With another appeal pending, this time in state Supreme Court, the dredging of the Assawoman Canal is nonetheless expected to start within the month.
Delaware Department of Natural Resources and Environmental Control officials began clearing vegetation on the banks of the 3.9-mile canal last week in preparation for the project. Officials should start mechanical and hydraulic dredging by the beginning of October, according to Chuck Williams, DNREC’s project manager.
“At the first two court proceedings we had at the Chancery Court level, the judge said ‘the Sierra Club has no merit, move forward with the project,’” Williams said. “Until we know otherwise, we’re moving forward.”
The Sierra Club, an environmental protection organization, appealed the 2004 permit allowing the dredging in a 2005 hearing before the Environmental Appeals Board. Before the board issued its late-July opinion that ordered a cost-benefit analysis for dredging, however, the General Assembly approved the project in Section 81 of the bond bill passed in June of 2005
“It is the express finding of the General Assembly that the benefits of dredging and maintaining the Assawoman Canal exceed the costs of such project and the Secretary of Natural Resources and Environmental Control is hereby directed to initiate all necessary actions to dredge the Canal,” Section 81 of that bond bill reads.
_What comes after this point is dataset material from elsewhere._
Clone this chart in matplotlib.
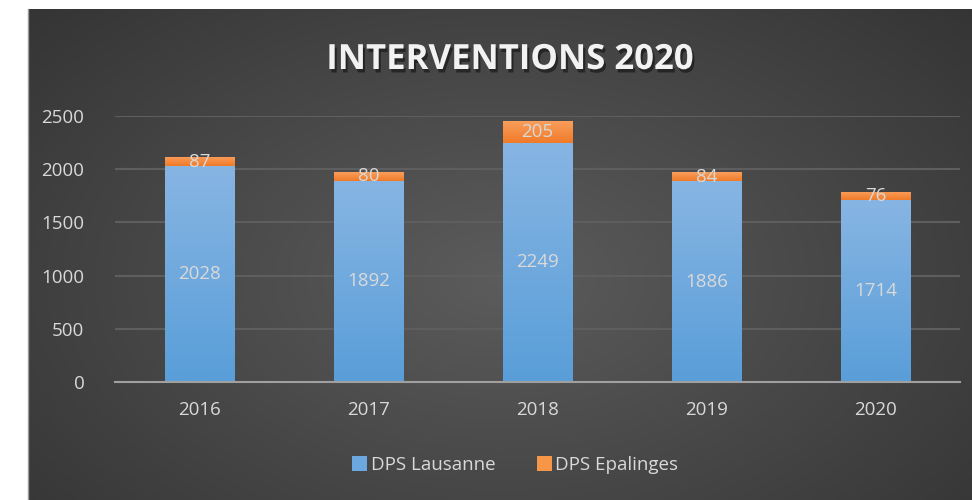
import matplotlib.pyplot as plt
import matplotlib.patheffects as pe
from matplotlib.patches import Rectangle
import numpy as np

plt.rcParams["font.family"] = ["Open Sans", "DejaVu Sans"]

years = ["2016", "2017", "2018", "2019", "2020"]
lausanne = [2028, 1892, 2249, 1886, 1714]
epalinges = [87, 80, 205, 84, 76]

TXT = "#d9d9d9"

fig = plt.figure(figsize=(9.72, 5.0), dpi=100, facecolor="white")

# dark radial background of the chart area
bg = fig.add_axes([28 / 972, 0, 944 / 972, 491 / 500])
yy, xx = np.mgrid[0:1:300j, 0:1:600j]
r = np.sqrt(((xx - 0.5) / 0.75) ** 2 + ((yy - 0.45) / 0.9) ** 2)
shade = np.clip(0.36 - 0.17 * r, 0.2, 0.36)
bg.imshow(np.dstack([shade] * 3), extent=[0, 1, 0, 1], aspect="auto", origin="lower")
bg.set_xlim(0, 1)
bg.set_ylim(0, 1)
bg.axis("off")
fig.add_artist(plt.Line2D([28 / 972, 28 / 972], [0, 491 / 500], color="#9a9a9a", lw=1))

ax = fig.add_axes([115 / 972, 118 / 500, 845 / 972, 266 / 500])
ax.set_facecolor("none")
x = np.arange(len(years))
w = 0.41


def gradient_bars(bars, top, bottom):
    for b in bars:
        x0, y0 = b.get_x(), b.get_y()
        bw, bh = b.get_width(), b.get_height()
        grad = np.linspace(0, 1, 100).reshape(-1, 1)
        c = np.array(bottom) + (np.array(top) - np.array(bottom)) * grad
        img = ax.imshow(c.reshape(100, 1, 3), extent=[x0, x0 + bw, y0, y0 + bh],
                        origin="lower", aspect="auto", zorder=3)
        img.set_clip_path(b)
        b.set_facecolor("none")


b1 = ax.bar(x, lausanne, w, color="#5b9bd5", edgecolor="#4a7fb0", lw=0.6, zorder=3)
b2 = ax.bar(x, epalinges, w, bottom=lausanne, color="#f79646", edgecolor="#c0702f",
            lw=0.6, zorder=3)
gradient_bars(b1, (0.53, 0.71, 0.89), (0.35, 0.62, 0.85))
gradient_bars(b2, (0.98, 0.62, 0.36), (0.94, 0.48, 0.16))

for i in range(len(years)):
    ax.text(x[i], lausanne[i] / 2, str(lausanne[i]), ha="center", va="center",
            color=TXT, fontsize=13.5, zorder=5)
    ax.text(x[i], lausanne[i] + epalinges[i] / 2, str(epalinges[i]), ha="center",
            va="center", color=TXT, fontsize=13.5, zorder=5)

ax.set_xlim(-0.5, len(years) - 0.5)
ax.set_ylim(0, 2500)
ax.set_yticks(range(0, 2501, 500))
ax.set_xticks(x)
ax.set_xticklabels(years)
ax.yaxis.grid(True, color="#5e5e5e", lw=1.5, zorder=0)
ax.set_axisbelow(True)
for s in ["top", "right", "left"]:
    ax.spines[s].set_visible(False)
ax.spines["bottom"].set_color("#a0a0a0")
ax.spines["bottom"].set_linewidth(1.5)
ax.spines["bottom"].set_zorder(4)
ax.tick_params(length=0, labelcolor=TXT, labelsize=13.5)
ax.tick_params(axis="y", pad=22)
ax.tick_params(axis="x", pad=14)

fig.text(0.525, 0.88, "INTERVENTIONS 2020", ha="center", va="center", color="#f2f2f2",
         fontsize=25, fontweight="bold",
         path_effects=[pe.withSimplePatchShadow(offset=(1.5, -2.5), shadow_rgbFace="black",
                                                alpha=0.45)])

handles = [Rectangle((0, 0), 1, 1, fc="#6aa8df"), Rectangle((0, 0), 1, 1, fc="#f79646")]
fig.legend(handles, ["DPS Lausanne", "DPS Epalinges"], loc="center",
           bbox_to_anchor=(0.53, 0.07), ncol=2, frameon=False, labelcolor=TXT,
           fontsize=13.5, handlelength=0.8, handleheight=0.8, handletextpad=0.2,
           columnspacing=2.2)

fig.savefig("out.png", dpi=100, facecolor="white")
After the EAB issued its opinion on July 26, 2005, according to Sierra Club attorney Kenneth Kristl of the Mid-Atlantic Widener Law Center, the organization filed suit in Chancery Court to halt the project. That injunction was denied in December and an appeal for summary judgment was denied in a June opinion written by Chancellor William B. Chandler. He cited that EAB opinion from July of 2005.
“The EAB order made it clear that the result of DNREC’s amended cost/benefit analysis had no bearing whatsoever on the environmental effects of the dredging. Moreover, the EAB Order acknowledged that the required cost/benefit analysis would not itself influence whether the dredging would proceed. The decision to go forward with the dredging project, the EAB correctly observed, remained with the Legislature,” that decision reads.
Kristl said that briefs in the new appeal were due this week in Delaware Supreme Court, just as preparation for the project is getting under way.
“Some dredging will probably take place before the Supreme Court has issued its ruling,” Kristl acknowledged.
Clearing of the vegetation is needed for mechanical dredging, which utilizes a machine on top of the banks reaching down into the canal.
That machine will dredge the portion of the waterway from the mouth of the canal at White’s Creek to the Route 26 bridge. The southern portion of the canal, from the bridge to the Assawoman Bay, will be hydraulically dredged by a machine in the water. The material removed from the hydraulic dredging will be pumped to the Muddy Neck Tract near Jefferson Creek, while trucks will transport the fill removed mechanically to Fresh Pond State Park.
Officials plan to dredge about two-thirds of the man-made waterway to make the average depth of the canal 3 feet at low tide, Williams said, allowing larger boats to navigate the shallow canal. The project should take two to three years to complete because officials are only allowed to dredge from Sept. 1 to Dec. 31 to minimize wildlife impacts. Those impacts, along with many other issues, are at the heart of the debate about the dredging that has raged for more than a decade.
“It’s something that needed to be done,” said Gerald Hocker (R-38th). “I’ve been pushing for it.” Hocker has been a supporter of the project for years, along with Sen. George Bunting (D-20th), countering claims by the Sierra Club.
“It’s so shallow fish can’t even spawn in the canal,” Hocker said. “At one time, the Little Assawoman bay had fish, had clams. Those days are over. There is nothing there. It all needs to be maintained. We got to increase the flow, and this will help it.”
Steve Callanen, an Ocean View resident and active Sierra Club member, denounced Hocker’s comments.
“It’s going to destroy wildlife dredging the canal,” Callanen said. “(The dredging project) is motivated by the property owners that feel they can increase their value of their property by getting the canal dredged.”